→ STATED GOAL: Copy everything in the listing below word for word, apart from any images.

→ GIVEN ENTRIES:

-- Start --

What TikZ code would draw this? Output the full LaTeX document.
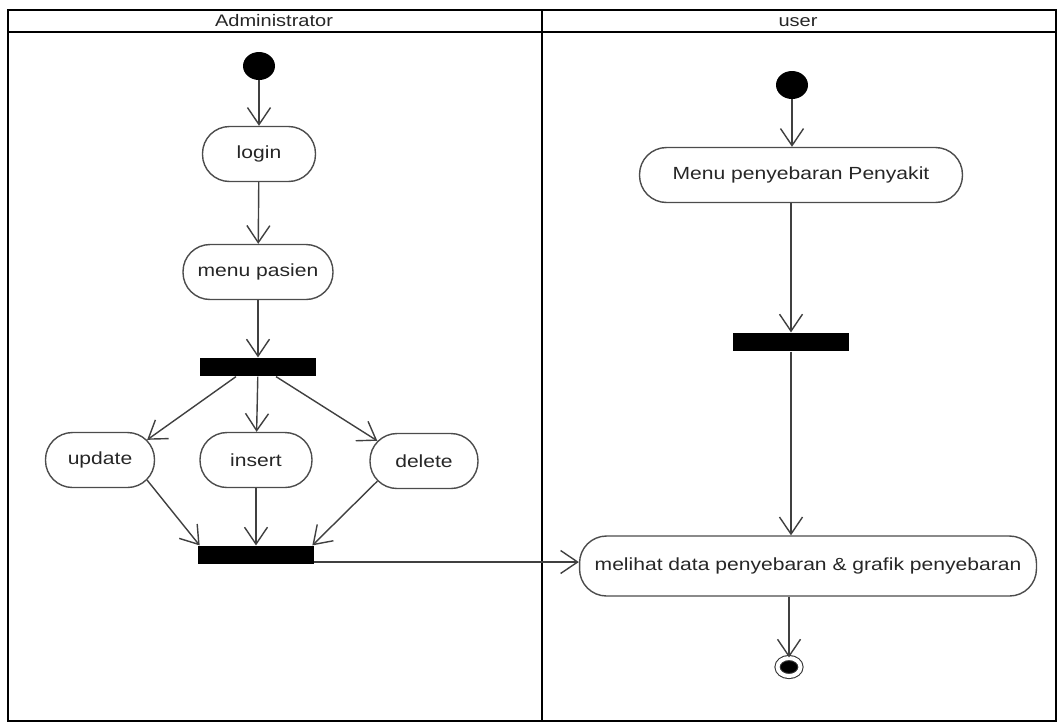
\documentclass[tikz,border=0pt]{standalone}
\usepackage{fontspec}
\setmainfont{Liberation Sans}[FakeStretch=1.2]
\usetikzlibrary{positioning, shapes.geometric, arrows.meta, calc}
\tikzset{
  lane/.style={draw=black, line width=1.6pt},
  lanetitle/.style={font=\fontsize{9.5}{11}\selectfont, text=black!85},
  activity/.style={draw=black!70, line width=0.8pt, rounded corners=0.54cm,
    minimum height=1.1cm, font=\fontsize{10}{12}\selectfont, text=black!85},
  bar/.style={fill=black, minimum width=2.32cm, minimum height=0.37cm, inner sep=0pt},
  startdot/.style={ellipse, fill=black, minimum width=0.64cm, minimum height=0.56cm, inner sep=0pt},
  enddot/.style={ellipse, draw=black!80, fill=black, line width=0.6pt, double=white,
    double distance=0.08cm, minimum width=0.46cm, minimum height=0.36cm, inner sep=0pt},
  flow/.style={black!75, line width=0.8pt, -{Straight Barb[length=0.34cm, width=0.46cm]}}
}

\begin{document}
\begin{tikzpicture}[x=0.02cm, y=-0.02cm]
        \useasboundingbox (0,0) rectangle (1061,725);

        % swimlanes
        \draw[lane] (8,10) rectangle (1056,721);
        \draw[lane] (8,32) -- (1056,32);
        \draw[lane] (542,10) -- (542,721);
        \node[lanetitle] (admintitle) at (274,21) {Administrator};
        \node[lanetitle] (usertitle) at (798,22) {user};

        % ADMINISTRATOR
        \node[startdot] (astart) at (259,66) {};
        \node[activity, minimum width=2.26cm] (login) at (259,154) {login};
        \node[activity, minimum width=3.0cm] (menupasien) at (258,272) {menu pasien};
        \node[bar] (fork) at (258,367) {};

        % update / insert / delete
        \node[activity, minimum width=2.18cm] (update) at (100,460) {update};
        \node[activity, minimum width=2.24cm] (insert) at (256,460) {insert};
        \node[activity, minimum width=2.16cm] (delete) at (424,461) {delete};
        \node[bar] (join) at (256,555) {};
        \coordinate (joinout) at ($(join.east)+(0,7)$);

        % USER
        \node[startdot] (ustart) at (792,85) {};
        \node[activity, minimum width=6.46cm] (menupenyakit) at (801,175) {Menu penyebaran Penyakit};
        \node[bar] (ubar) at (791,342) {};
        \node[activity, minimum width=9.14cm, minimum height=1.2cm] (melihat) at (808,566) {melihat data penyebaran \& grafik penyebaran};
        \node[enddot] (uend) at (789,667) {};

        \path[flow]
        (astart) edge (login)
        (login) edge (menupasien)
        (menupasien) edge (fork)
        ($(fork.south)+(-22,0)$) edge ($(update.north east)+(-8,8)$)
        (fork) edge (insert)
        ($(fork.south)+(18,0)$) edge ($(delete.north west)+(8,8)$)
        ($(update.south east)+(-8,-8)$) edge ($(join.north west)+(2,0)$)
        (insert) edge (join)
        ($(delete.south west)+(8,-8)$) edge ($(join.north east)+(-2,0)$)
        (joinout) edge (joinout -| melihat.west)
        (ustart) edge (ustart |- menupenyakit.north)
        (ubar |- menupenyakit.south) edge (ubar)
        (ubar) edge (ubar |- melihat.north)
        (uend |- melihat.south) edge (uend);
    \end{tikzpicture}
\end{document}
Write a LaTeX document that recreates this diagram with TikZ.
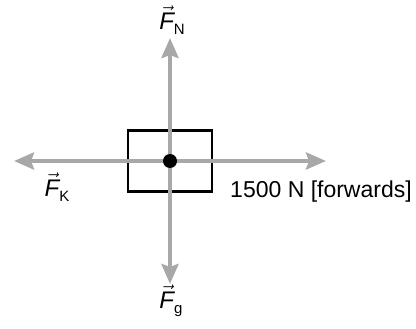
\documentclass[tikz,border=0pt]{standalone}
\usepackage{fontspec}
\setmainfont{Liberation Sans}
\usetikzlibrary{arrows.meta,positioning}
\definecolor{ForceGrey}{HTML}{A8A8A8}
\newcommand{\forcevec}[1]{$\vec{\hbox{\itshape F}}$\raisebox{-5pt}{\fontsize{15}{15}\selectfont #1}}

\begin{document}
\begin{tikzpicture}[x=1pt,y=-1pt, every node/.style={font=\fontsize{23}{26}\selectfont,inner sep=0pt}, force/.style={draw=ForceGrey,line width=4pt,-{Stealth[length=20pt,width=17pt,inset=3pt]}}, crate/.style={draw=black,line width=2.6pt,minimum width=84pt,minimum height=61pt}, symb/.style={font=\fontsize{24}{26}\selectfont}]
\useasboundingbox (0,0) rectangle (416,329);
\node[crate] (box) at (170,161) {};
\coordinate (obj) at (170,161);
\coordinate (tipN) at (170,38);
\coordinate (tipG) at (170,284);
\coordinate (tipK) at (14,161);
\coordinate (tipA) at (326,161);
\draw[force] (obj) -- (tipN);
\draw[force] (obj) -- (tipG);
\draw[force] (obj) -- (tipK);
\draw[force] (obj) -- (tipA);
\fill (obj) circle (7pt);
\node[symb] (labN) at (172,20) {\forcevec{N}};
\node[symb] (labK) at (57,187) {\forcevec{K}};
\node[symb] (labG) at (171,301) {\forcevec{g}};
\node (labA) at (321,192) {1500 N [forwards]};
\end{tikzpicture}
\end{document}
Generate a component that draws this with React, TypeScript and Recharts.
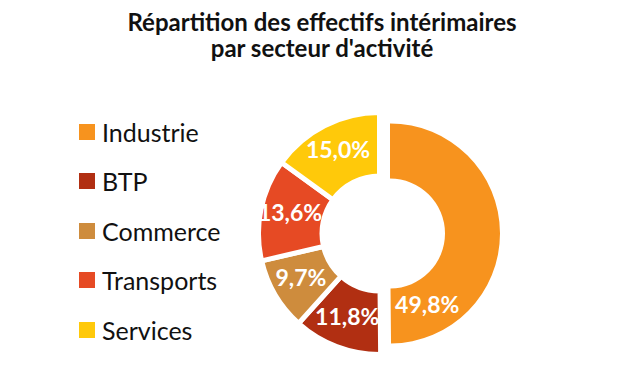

-- End --

→ TASK SOLUTION:
What TikZ code would draw this? Output the full LaTeX document.
\documentclass[tikz,border=0pt]{standalone}
\usepackage{fontspec}
\setmainfont{Liberation Sans}[FakeStretch=1.2]
\usetikzlibrary{positioning, shapes.geometric, arrows.meta, calc}
\tikzset{
  lane/.style={draw=black, line width=1.6pt},
  lanetitle/.style={font=\fontsize{9.5}{11}\selectfont, text=black!85},
  activity/.style={draw=black!70, line width=0.8pt, rounded corners=0.54cm,
    minimum height=1.1cm, font=\fontsize{10}{12}\selectfont, text=black!85},
  bar/.style={fill=black, minimum width=2.32cm, minimum height=0.37cm, inner sep=0pt},
  startdot/.style={ellipse, fill=black, minimum width=0.64cm, minimum height=0.56cm, inner sep=0pt},
  enddot/.style={ellipse, draw=black!80, fill=black, line width=0.6pt, double=white,
    double distance=0.08cm, minimum width=0.46cm, minimum height=0.36cm, inner sep=0pt},
  flow/.style={black!75, line width=0.8pt, -{Straight Barb[length=0.34cm, width=0.46cm]}}
}

\begin{document}
\begin{tikzpicture}[x=0.02cm, y=-0.02cm]
        \useasboundingbox (0,0) rectangle (1061,725);

        % swimlanes
        \draw[lane] (8,10) rectangle (1056,721);
        \draw[lane] (8,32) -- (1056,32);
        \draw[lane] (542,10) -- (542,721);
        \node[lanetitle] (admintitle) at (274,21) {Administrator};
        \node[lanetitle] (usertitle) at (798,22) {user};

        % ADMINISTRATOR
        \node[startdot] (astart) at (259,66) {};
        \node[activity, minimum width=2.26cm] (login) at (259,154) {login};
        \node[activity, minimum width=3.0cm] (menupasien) at (258,272) {menu pasien};
        \node[bar] (fork) at (258,367) {};

        % update / insert / delete
        \node[activity, minimum width=2.18cm] (update) at (100,460) {update};
        \node[activity, minimum width=2.24cm] (insert) at (256,460) {insert};
        \node[activity, minimum width=2.16cm] (delete) at (424,461) {delete};
        \node[bar] (join) at (256,555) {};
        \coordinate (joinout) at ($(join.east)+(0,7)$);

        % USER
        \node[startdot] (ustart) at (792,85) {};
        \node[activity, minimum width=6.46cm] (menupenyakit) at (801,175) {Menu penyebaran Penyakit};
        \node[bar] (ubar) at (791,342) {};
        \node[activity, minimum width=9.14cm, minimum height=1.2cm] (melihat) at (808,566) {melihat data penyebaran \& grafik penyebaran};
        \node[enddot] (uend) at (789,667) {};

        \path[flow]
        (astart) edge (login)
        (login) edge (menupasien)
        (menupasien) edge (fork)
        ($(fork.south)+(-22,0)$) edge ($(update.north east)+(-8,8)$)
        (fork) edge (insert)
        ($(fork.south)+(18,0)$) edge ($(delete.north west)+(8,8)$)
        ($(update.south east)+(-8,-8)$) edge ($(join.north west)+(2,0)$)
        (insert) edge (join)
        ($(delete.south west)+(8,-8)$) edge ($(join.north east)+(-2,0)$)
        (joinout) edge (joinout -| melihat.west)
        (ustart) edge (ustart |- menupenyakit.north)
        (ubar |- menupenyakit.south) edge (ubar)
        (ubar) edge (ubar |- melihat.north)
        (uend |- melihat.south) edge (uend);
    \end{tikzpicture}
\end{document}
Write a LaTeX document that recreates this diagram with TikZ.
\documentclass[tikz,border=0pt]{standalone}
\usepackage{fontspec}
\setmainfont{Liberation Sans}
\usetikzlibrary{arrows.meta,positioning}
\definecolor{ForceGrey}{HTML}{A8A8A8}
\newcommand{\forcevec}[1]{$\vec{\hbox{\itshape F}}$\raisebox{-5pt}{\fontsize{15}{15}\selectfont #1}}

\begin{document}
\begin{tikzpicture}[x=1pt,y=-1pt, every node/.style={font=\fontsize{23}{26}\selectfont,inner sep=0pt}, force/.style={draw=ForceGrey,line width=4pt,-{Stealth[length=20pt,width=17pt,inset=3pt]}}, crate/.style={draw=black,line width=2.6pt,minimum width=84pt,minimum height=61pt}, symb/.style={font=\fontsize{24}{26}\selectfont}]
\useasboundingbox (0,0) rectangle (416,329);
\node[crate] (box) at (170,161) {};
\coordinate (obj) at (170,161);
\coordinate (tipN) at (170,38);
\coordinate (tipG) at (170,284);
\coordinate (tipK) at (14,161);
\coordinate (tipA) at (326,161);
\draw[force] (obj) -- (tipN);
\draw[force] (obj) -- (tipG);
\draw[force] (obj) -- (tipK);
\draw[force] (obj) -- (tipA);
\fill (obj) circle (7pt);
\node[symb] (labN) at (172,20) {\forcevec{N}};
\node[symb] (labK) at (57,187) {\forcevec{K}};
\node[symb] (labG) at (171,301) {\forcevec{g}};
\node (labA) at (321,192) {1500 N [forwards]};
\end{tikzpicture}
\end{document}
Generate a component that draws this with React, TypeScript and Recharts.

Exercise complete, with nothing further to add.